*** Data lines ***

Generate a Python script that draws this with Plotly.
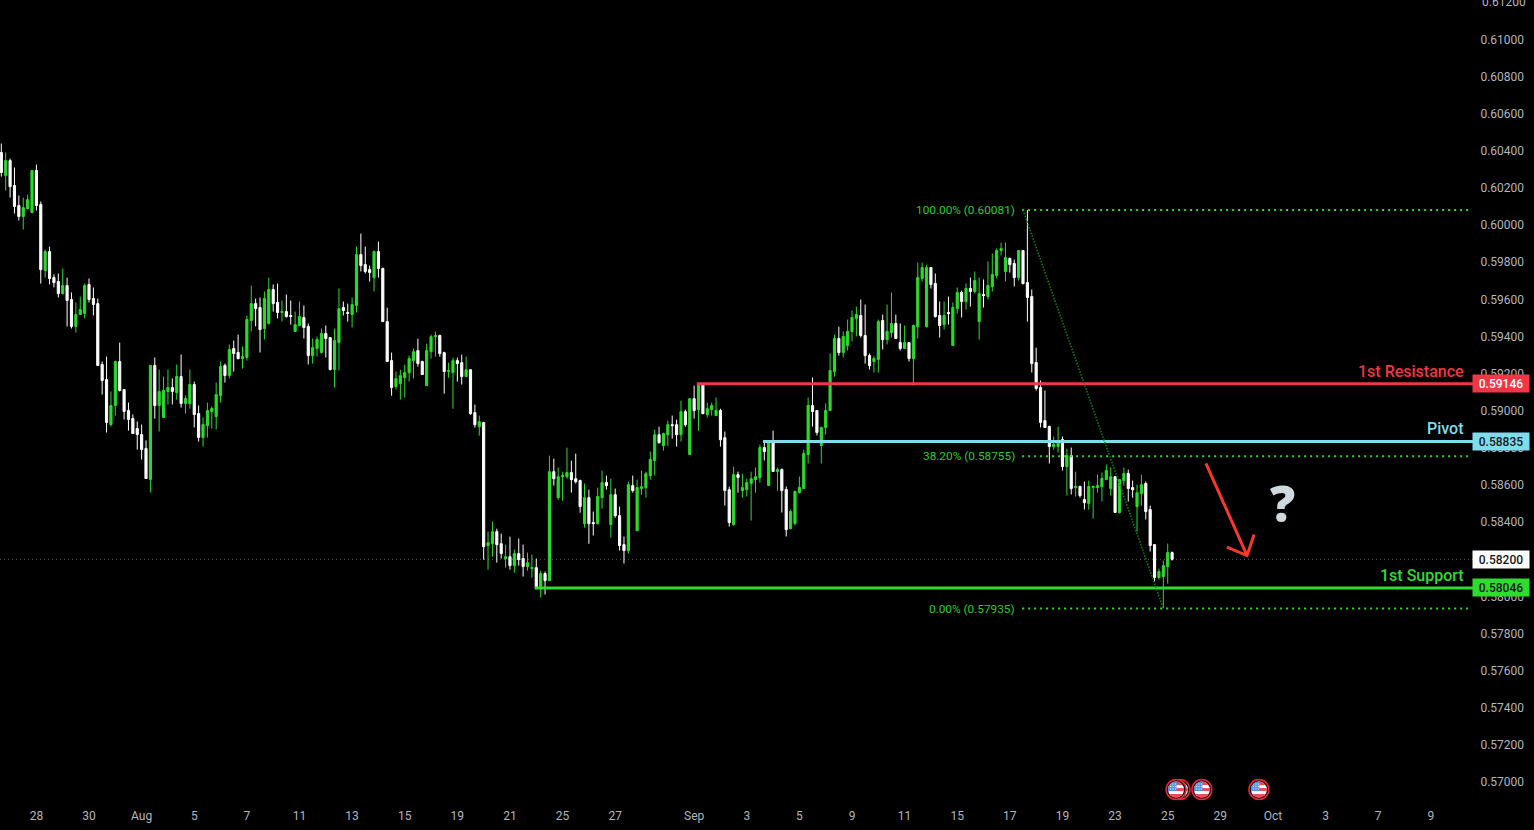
import base64
import plotly.graph_objects as go

# 4-hour candles, quoted in points (1 point = 0.00001)
POINT = 1e-5

opens = [
    60391,60267,60347,60213,60105,60046,60089,60067,60294,60111,
    59755,59857,59717,59696,59631,59674,59599,59454,59518,59524,
    59680,59604,59577,59249,59168,58926,59028,59265,59114,59001,
    58958,58904,58872,58797,58630,59244,59028,58964,59104,59125,
    59098,59184,59039,59039,59141,58985,58856,58920,58996,58969,
    59082,59244,59190,59335,59314,59281,59287,59486,59577,59556,
    59443,59470,59653,59583,59529,59534,59513,59427,59459,59502,
    59454,59297,59335,59314,59416,59394,59222,59367,59556,59529,
    59518,59567,59841,59787,59760,59717,59857,
    59766,59480,59270,59130,59146,59178,59205,59270,59324,59265,
    59135,59318,59399,59405,59313,59211,59205,59270,59259,59184,
    59221,58990,58914,58936,58274,58284,58349,58284,58204,58214,
    58166,58231,58204,58161,58150,58155,58042,58123,58085,58672,
    58532,58645,58645,58667,58634,58624,58392,58532,58398,58392,
    58532,58613,58387,58548,58435,58279,58247,58597,58354,58581,
    58586,58651,58731,58871,58812,58871,58925,58925,58871,58995,
    58764,59065,59006,59141,58979,59006,58974,59001,58855,58575,
    58387,58656,58570,58575,58608,58629,
    58640,58802,58597,58829,58673,58683,58576,58366,58393,58560,
    58581,58764,59028,59001,58813,58910,59001,59211,59389,59313,
    59351,59427,59497,59513,59405,59297,59265,59276,59486,59383,
    59421,59470,59367,59335,59367,59281,59453,59712,59453,59771,
    59685,59513,59464,59529,59351,59550,59637,59588,59658,59642,
    59480,59626,59615,59669,59728,59863,59750,59820,59793,59717,
    59863,59690,59615,59260,59125,58947,58915,
    58807,58807,58845,58699,58759,58586,58592,58522,58500,58586,
    58586,58592,58629,58581,58645,58452,58624,58662,58586,58484,
    58554,58608,58468,58279,58102,58107,58161,58236,
]

highs = [
    60439,60391,60358,60310,60159,60148,60164,60294,60326,60127,
    59868,59884,59734,59739,59766,59717,59637,59583,59615,59685,
    59712,59664,59604,59265,59292,59104,59270,59367,59114,59044,
    58980,58942,58926,58840,59247,59287,59222,59184,59222,59174,
    59249,59303,59082,59222,59157,59028,58964,59044,59023,59152,
    59265,59254,59357,59378,59410,59346,59513,59674,59604,59610,
    59642,59717,59680,59685,59594,59626,59594,59534,59588,59567,
    59470,59389,59400,59443,59459,59394,59443,59658,59588,59577,
    59610,59884,59954,59884,59782,59863,59911,
    59771,59555,59313,59211,59221,59248,59297,59335,59388,59270,
    59361,59410,59426,59410,59318,59259,59286,59286,59302,59291,
    59221,59033,58974,58941,58349,58403,58365,58338,58279,58322,
    58252,58311,58279,58236,58225,58204,58139,58134,58758,58742,
    58694,58672,58801,58731,58769,58629,58608,58575,58457,58586,
    58678,58651,58634,58581,58484,58322,58618,58651,58629,58678,
    58672,58780,58898,58914,58882,58947,58974,58952,59054,59006,
    59065,59135,59146,59141,59044,59044,59071,59011,58888,58591,
    58699,58672,58661,58634,58672,58694,
    58818,58834,58840,58893,58694,58689,58592,58468,58570,58646,
    58791,59071,59179,59001,58915,59039,59308,59410,59453,59427,
    59491,59540,59561,59599,59572,59308,59292,59491,59518,59572,
    59637,59518,59470,59459,59367,59464,59798,59798,59787,59771,
    59739,59588,59588,59615,59583,59664,59647,59685,59717,59750,
    59717,59707,59804,59847,59874,59906,59906,59825,59814,59863,
    59863,60081,59653,59340,59163,59109,58920,
    58861,58915,58861,58796,58802,58672,58597,58619,58624,58597,
    58656,58667,58710,58694,58645,58629,58694,58683,58624,58602,
    58656,58619,58489,58279,58150,58193,58285,58242,
]

lows = [
    60261,60186,60148,60062,60024,59976,60084,60067,60078,59685,
    59717,59680,59664,59610,59626,59454,59443,59421,59518,59497,
    59583,59513,59244,59087,58883,58915,58974,59104,58953,58893,
    58877,58791,58737,58635,58560,58958,58888,58964,59034,59034,
    59060,59017,58985,59012,58910,58834,58807,58856,58904,58899,
    59044,59152,59174,59211,59276,59227,59270,59427,59454,59314,
    59384,59464,59534,59497,59480,59502,59464,59427,59454,59389,
    59249,59254,59292,59308,59287,59217,59125,59217,59513,59480,
    59448,59529,59750,59739,59696,59642,59717,
    59480,59265,59081,59114,59060,59071,59157,59173,59238,59195,
    59135,59281,59291,59291,59092,59178,59011,59157,59141,59184,
    58979,58909,58866,58198,58144,58214,58182,58204,58155,58144,
    58128,58166,58107,58139,58101,58042,57994,58010,58085,58597,
    58521,58516,58634,58559,58608,58451,58371,58284,58328,58387,
    58473,58575,58317,58424,58247,58177,58231,58559,58354,58548,
    58532,58629,58651,58823,58785,58812,58850,58807,58834,58914,
    58764,58958,58893,58984,58963,58974,58974,58807,58489,58376,
    58381,58559,58532,58538,58408,58559,
    58613,58732,58597,58673,58570,58452,58323,58360,58382,58554,
    58581,58716,58915,58867,58716,58872,59001,59184,59297,59287,
    59324,59373,59400,59394,59254,59222,59206,59206,59330,59357,
    59394,59389,59324,59335,59265,59136,59389,59696,59448,59658,
    59502,59394,59437,59464,59351,59523,59502,59545,59561,59631,
    59383,59556,59599,59642,59712,59836,59696,59744,59669,59701,
    59680,59480,59206,59109,58910,58910,58716,
    58791,58775,58678,58543,58549,58538,58532,58468,58468,58419,
    58559,58511,58629,58543,58452,58446,58597,58511,58532,58349,
    58489,58414,58242,58080,58091,57935,58069,58193,
]

closes = [
    60283,60347,60207,60100,60046,60094,60137,60294,60105,59760,
    59857,59712,59690,59631,59674,59594,59454,59518,59545,59674,
    59599,59572,59244,59163,58937,59028,59265,59109,58996,58953,
    58877,58872,58791,58635,59244,59028,59104,59109,59125,59104,
    59184,59039,59066,59141,58980,58856,58926,59001,59012,59087,
    59238,59190,59330,59308,59281,59292,59491,59577,59550,59437,
    59604,59653,59577,59529,59534,59507,59507,59464,59507,59448,
    59297,59340,59384,59416,59389,59222,59378,59550,59540,59524,
    59572,59841,59782,59750,59744,59857,59766,
    59480,59265,59125,59173,59189,59205,59281,59318,59254,59195,
    59324,59399,59405,59308,59211,59216,59270,59254,59184,59221,
    58984,58925,58941,58268,58290,58349,58279,58231,58214,58166,
    58231,58198,58161,58182,58155,58042,58123,58085,58672,58634,
    58645,58651,58667,58629,58618,58484,58532,58392,58392,58538,
    58613,58597,58548,58435,58274,58247,58602,58570,58586,58591,
    58661,58737,58871,58828,58877,58925,58920,58871,58995,58925,
    59065,59001,59146,58984,59011,59028,59001,58844,58570,58398,
    58656,58640,58586,58613,58634,58645,
    58802,58780,58834,58673,58683,58570,58360,58457,58565,58587,
    58770,59028,58996,58883,58910,59001,59217,59389,59313,59400,
    59427,59502,59518,59405,59297,59243,59281,59480,59383,59427,
    59470,59389,59335,59367,59281,59459,59717,59771,59771,59680,
    59507,59459,59513,59523,59556,59637,59588,59658,59642,59701,
    59631,59620,59674,59734,59863,59874,59825,59787,59717,59863,
    59685,59610,59254,59120,58937,58910,58807,
    58818,58839,58699,58759,58581,58592,58543,58505,58592,58592,
    58597,58635,58678,58645,58452,58629,58662,58581,58575,58559,
    58602,58457,58274,58102,58134,58166,58236,58200,
]

# Time axis labels, placed by bar number
time_ticks = [8, 20, 32, 44, 56, 68, 80, 92, 104, 116, 128, 140, 158, 170,
              182, 194, 206, 218, 230, 242, 254, 266, 278, 290, 302, 314, 326]
time_labels = ["28", "30", "Aug", "5", "7", "11", "13", "15", "19", "21", "25", "27", "Sep", "3",
               "5", "9", "11", "15", "17", "19", "23", "25", "29", "Oct", "3", "7", "9"]

price_ticks = [0.570, 0.572, 0.574, 0.576, 0.578, 0.580, 0.582, 0.584, 0.586, 0.588, 0.590,
               0.592, 0.594, 0.596, 0.598, 0.600, 0.602, 0.604, 0.606, 0.608, 0.610]
top_price_tick = 0.612

# Horizontal key levels: (label, price, first bar, colour)
resistance = ("1st Resistance", 0.59146, 158.6, "#f23645")
pivot = ("Pivot", 0.58835, 173.7, "#7fdcea")
support = ("1st Support", 0.58046, 121.7, "#2edc2e")
levels = [resistance, pivot, support]

# Fibonacci retracement: (label, price)
fib_levels = [("100.00%", 0.60081), ("38.20%", 0.58755), ("0.00%", 0.57935)]
fib_first_bar = 232.8
fib_last_bar = 335
fib_trend_bars = [233, 265]
fib_trend_prices = [0.60081, 0.57935]

last_price = 0.58200

# Forecast arrow drawn on the chart: shaft, then the two barbs around the tip
arrow_bars = [274.7, 284.1, None, 279.5, 284.1, 285.7]
arrow_prices = [0.58717, 0.58220, None, 0.58265, 0.58220, 0.58333]

# Economic calendar markers, by bar number
event_bars = [268.8, 267.9, 273.8, 286.8]

BAR_RANGE = [-0.3, 335.85]
PRICE_RANGE = [0.56893, 0.61212]
GREEN = "#2bdc2b"
GREY = "#b2b5be"
FONT = "Roboto"

bars = list(range(len(closes)))
fig = go.Figure()

fig.add_trace(go.Candlestick(
    x=bars,
    open=[v * POINT for v in opens],
    high=[v * POINT for v in highs],
    low=[v * POINT for v in lows],
    close=[v * POINT for v in closes],
    increasing=dict(line=dict(color=GREEN, width=1), fillcolor=GREEN),
    decreasing=dict(line=dict(color="#ffffff", width=1), fillcolor="#ffffff"),
    whiskerwidth=0,
    hoverinfo="skip",
))

for _, price, first, colour in levels:
    fig.add_trace(go.Scatter(x=[first, BAR_RANGE[1]], y=[price, price], mode="lines",
                             line=dict(color=colour, width=3), hoverinfo="skip"))

for _, price in fib_levels:
    fig.add_trace(go.Scatter(x=[fib_first_bar, fib_last_bar], y=[price, price], mode="lines",
                             line=dict(color=GREEN, width=2, dash="2px,4px"), hoverinfo="skip"))

fig.add_trace(go.Scatter(x=fib_trend_bars, y=fib_trend_prices, mode="lines",
                         line=dict(color="#0b8a0b", width=1.5, dash="1.5px,1.5px"), hoverinfo="skip"))

fig.add_trace(go.Scatter(x=arrow_bars, y=arrow_prices, mode="lines",
                         line=dict(color="#f7392b", width=3), hoverinfo="skip"))

annotations = []

# The topmost price label runs against the edge of the page
annotations.append(dict(x=1, y=top_price_tick, xref="paper", yref="y", text=f"{top_price_tick:.5f}",
                        showarrow=False, xanchor="left", yanchor="middle", xshift=6,
                        font=dict(family=FONT, size=12, color=GREY)))

# Level captions sit just above their lines, price tags on the axis
for label, price, _, colour in levels:
    annotations.append(dict(x=334, y=price, xref="x", yref="y", text=label, showarrow=False,
                            xanchor="right", yanchor="middle", yshift=12.5,
                            font=dict(family=FONT, size=16, color=colour, weight=500)))

tag_styles = {
    resistance[1]: ("#f23645", "#ffffff"),
    pivot[1]: ("#7fdcea", "#131722"),
    support[1]: ("#2edc2e", "#131722"),
    last_price: ("#ffffff", "#131722"),
}
for price, (fill, ink) in tag_styles.items():
    annotations.append(dict(x=1, y=price, xref="paper", yref="y", text=f"{price:.5f}", showarrow=False,
                            xanchor="left", yanchor="middle", width=56, height=17, align="center",
                            xshift=-2, bgcolor=fill, borderpad=0,
                            font=dict(family=FONT, size=12, color=ink, weight=500)))

for label, price in fib_levels:
    annotations.append(dict(x=231.6, y=price, xref="x", yref="y", text=f"{label} ({price:.5f})",
                            showarrow=False, xanchor="right", yanchor="middle",
                            font=dict(family=FONT, size=11.8, color="#2bcc2b")))

annotations.append(dict(x=292.2, y=0.58504, xref="x", yref="y", text="?", showarrow=False,
                        xanchor="center", yanchor="middle",
                        font=dict(family="Open Sans", size=50, color="#cfd8dc", weight=800)))

# Small US flag badge used for each calendar event
FLAG_SVG = """<svg xmlns='http://www.w3.org/2000/svg' width='44' height='44' viewBox='0 0 44 44'>
<circle cx='22' cy='22' r='20' fill='#111' stroke='#e8293a' stroke-width='3'/>
<clipPath id='c'><circle cx='22' cy='22' r='16'/></clipPath>
<g clip-path='url(#c)'>
<rect x='0' y='0' width='44' height='44' fill='#ffffff'/>
<rect x='0' y='6' width='44' height='7' fill='#ef4a55'/>
<rect x='0' y='19' width='44' height='6' fill='#ef4a55'/>
<rect x='0' y='31' width='44' height='7' fill='#ef4a55'/>
<rect x='0' y='0' width='23' height='25' fill='#4a90e8'/>
<g fill='#cfe4ff'><circle cx='11' cy='11' r='1.5'/><circle cx='16' cy='11' r='1.5'/><circle cx='21' cy='11' r='1.5'/>
<circle cx='11' cy='16' r='1.5'/><circle cx='16' cy='16' r='1.5'/><circle cx='21' cy='16' r='1.5'/>
<circle cx='11' cy='21' r='1.5'/><circle cx='16' cy='21' r='1.5'/><circle cx='21' cy='21' r='1.5'/></g>
</g></svg>"""
flag_uri = "data:image/svg+xml;base64," + base64.b64encode(FLAG_SVG.encode()).decode()

images = [dict(source=flag_uri, xref="x", yref="y", x=bar, y=0.56960, sizex=5, sizey=0.00118,
               xanchor="center", yanchor="middle", layer="above", sizing="contain")
          for bar in event_bars]

fig.update_layout(
    width=1534,
    height=830,
    autosize=False,
    margin=dict(l=0, r=60, t=0, b=28),
    paper_bgcolor="#000000",
    plot_bgcolor="#000000",
    showlegend=False,
    dragmode=False,
    annotations=annotations,
    images=images,
    shapes=[dict(type="line", xref="paper", yref="y", x0=0, x1=1, y0=last_price, y1=last_price,
                 layer="below", line=dict(color="#5d5d5d", width=1, dash="1px,3px"))],
    xaxis=dict(range=BAR_RANGE, tickmode="array", tickvals=time_ticks, ticktext=time_labels,
               showgrid=False, zeroline=False, showline=False, ticks="outside", ticklen=3,
               tickcolor="#000000", rangeslider=dict(visible=False),
               tickfont=dict(family=FONT, size=12, color=GREY), tickangle=0),
    yaxis=dict(range=PRICE_RANGE, side="right", tickmode="array", tickvals=price_ticks,
               ticktext=[f"{v:.5f}" for v in price_ticks], showgrid=False, zeroline=False,
               showline=False, ticks="outside", ticklen=3, tickcolor="#000000",
               tickfont=dict(family=FONT, size=12, color=GREY)),
)

fig.write_html("out.html", config=dict(displayModeBar=False))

***

> [Work required] Would you reproduce the lines above, from the very first through the line containing "POINT = 1e-5", exactly and without the pictures?

> [Written solution]
Generate a Python script that draws this with Plotly.
import base64
import plotly.graph_objects as go

# 4-hour candles, quoted in points (1 point = 0.00001)
POINT = 1e-5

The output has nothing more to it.